2. The CV is too long.

It should be ideally 2-3 pages, yet we receive many CVs much much longer. Consider carefully what that might say about you and you’ll conclude it’s probably not good. See our guide to writing a great CV.

3. The CV isn’t mainly a job listing in reverse chronological order.

Most CV reviewers simply want to see what you’ve done and when you’ve done it and that’s really the point of a CV. Anything else makes it difficult and means they’re more likely to move on to the next applicant. Competency-based CVs are a major turnoff.

4. The CV has mistakes including basic typos.

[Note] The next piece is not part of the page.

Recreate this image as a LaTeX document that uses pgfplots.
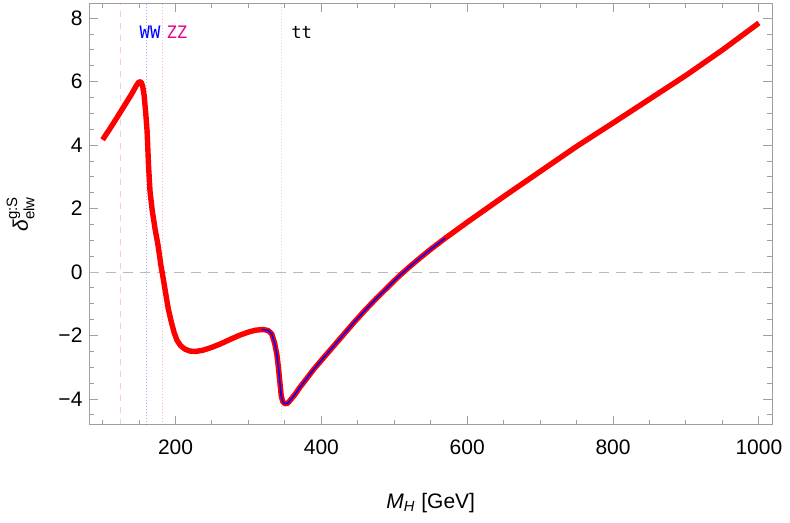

As per the above comment: “consider carefully what that might say about you”. Why would an employer want to hire a candidate if one of the most important documents in their professional life has errors?

4. LinkedIn is not up to date and/or not similar to the CV.

Many people don’t realise that almost invariably if your CV is of potential interest to a recruiter or employer they will look at your LinkedIn profile. It will put them off if they can’t find one, or it doesn’t tally with your CV, or it’s out of date, there’s an unprofessional photo or it has other aspects which raise a flag. Note LinkedIn shouldn’t be a replica of your CV either. This isn’t about so-called “social media snooping” but basic good sense! These days professionals are expected to look after their brand. A candidate’s brand has value to an employer as well as the individual.

5. Talking too much.

This applies to the phone or in person. We can all overdo it a bit, especially when nervous. However, being overly loquacious suggests a lack of emotional intelligence and ensures that the really good points you are making get lost.

6. Showing up late.

Does this really need any explanation? It is rare that candidates arrive late for a face to face meeting. However, it’s much more common for applicants to be on voicemail at the agreed time for a telephone interview. Some people think it matters less but it still inconveniences the interviewer to a similar degree and makes an awful impression. Possibly disrespectful and at worst poor organisational skills and/or not interested in the job. There is rarely a plausible excuse for not getting a message to the interviewer.

7. You’re unprepared.

At Prism we brief all our candidates thoroughly but we regularly get the impression that we’re raising points that weren’t on the applicant’s radar. These days all candidates are expected to be thoroughly prepared. Indeed the challenge is to stand out!

Many of the roles we handle generate a large volume of responses: use these simple tips to turn the odds in your favour!